Again and again: The most scandalously false part of the neo Nazi mentality is as old as its previous, original half baked idea in Hitler's weak mind. The concept of a master race doesn't work for mastery of people nor does it work for figuring out who you really are. We come from places with names and languages and peoples and legacies that are concrete. Some of us lost a lot of memory at the hands of another, and others lost through the same hands. Today we tend to think that the ancestors of slaves, or indigenous peoples, or mixed-up mestizos are the ones who lack a strong identity and the rest have theirs in bold font. Not true. From your family to your soul, you don't really know who you are if you are using ideological pet words to hang the hat of your self.
I'm not a real Mexican and I'm not a real American -- and I'm no Canadian, either. My father was an orphan, so I've taken his bloodless name as my own, a Portuguese word by etymology. I of course will pass as a white guy at a Black family reunion, just as I passed as an indigenous guy today on the pier (until I produced a fishing license instead of a status card), just as I passed as an Iranian at a birthday party last week, and so on.

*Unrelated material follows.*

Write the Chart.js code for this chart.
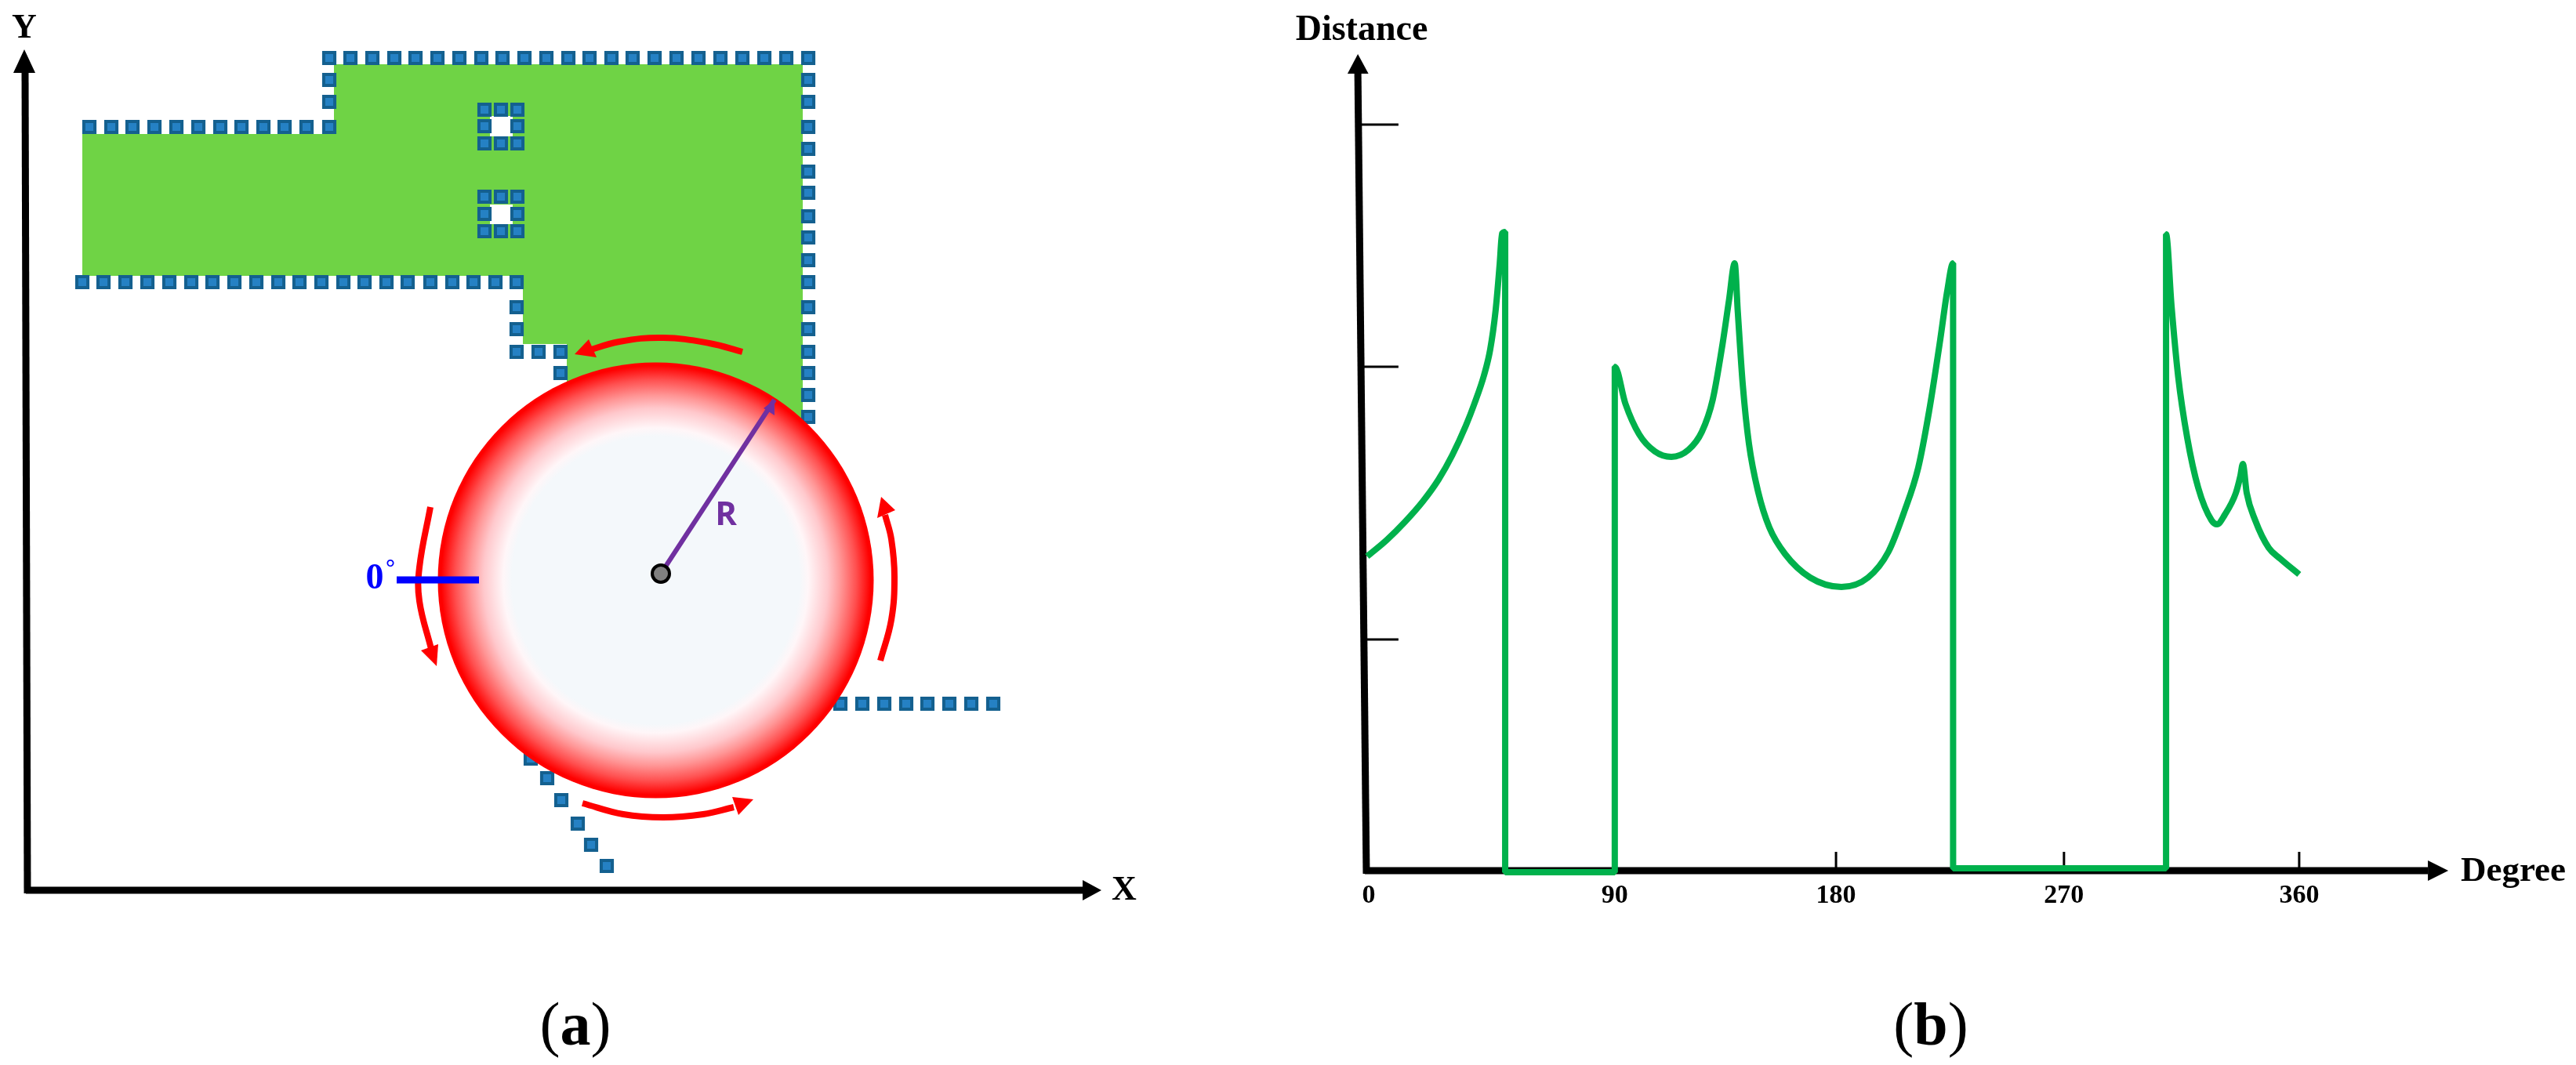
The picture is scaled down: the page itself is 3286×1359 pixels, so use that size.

But the real facts of who I am don't work in the abstract.
This is why if you want to find a better substitute for whiteness find a Greek Festival or an Irish Pub or a German Beer Garden or a French Restaurant. This is food and drink, and it is a set of multicultural cliches, but enjoy an Italian family dinner and tell me there is nothing about who someone is at stake there. The point is that the real identity we can and do celebrate is everywhere and it is not necessarily riddled with guilt, even if sometimes it could use some (or far less). None of it calls itself "white." None. If you are using "white" as your only name tag, then I am sorry to say that you've been fooling yourself. You don't have a people by that name. There is no such thing. Your great-great-great grandmother would mostly likely not answer to "white."
Personal history quickly becomes social, national, and regional histories and we find ourselves, again, at Charlottesville. All I can say for now about it, to my dear and beloved friends who I suspect think that they are "white," is this: We cannot have white rallies because there is no such thing as a "white" people. Black Lives Matter is not a movement for everyone who is of one dark color in the world -- it is about the US experience for those living within the legacy of slavery and Jim Crow over the past three years (some Black activist groups are critical of this aspect of BLM, by the way). If you want a "white" identity, then look to the folk expressions of it that we have and should treasure like music, food, and regional folk ways of being. Poetry, dance, dialect, accent, story. These are not safe or sanitary places -- I tend to think this story of a "white people" got made up there, too -- but they also don't pretend like people are any more or less related than they really are.
Donald Trump is a German-American man, not a white man. His whiteness is an entirely different issue that I am disinterested in getting into right now. If you wonder why white people are seen as bad sometimes, it is largely because of this false assumption: that white people exist as a people when they so manifestly do not.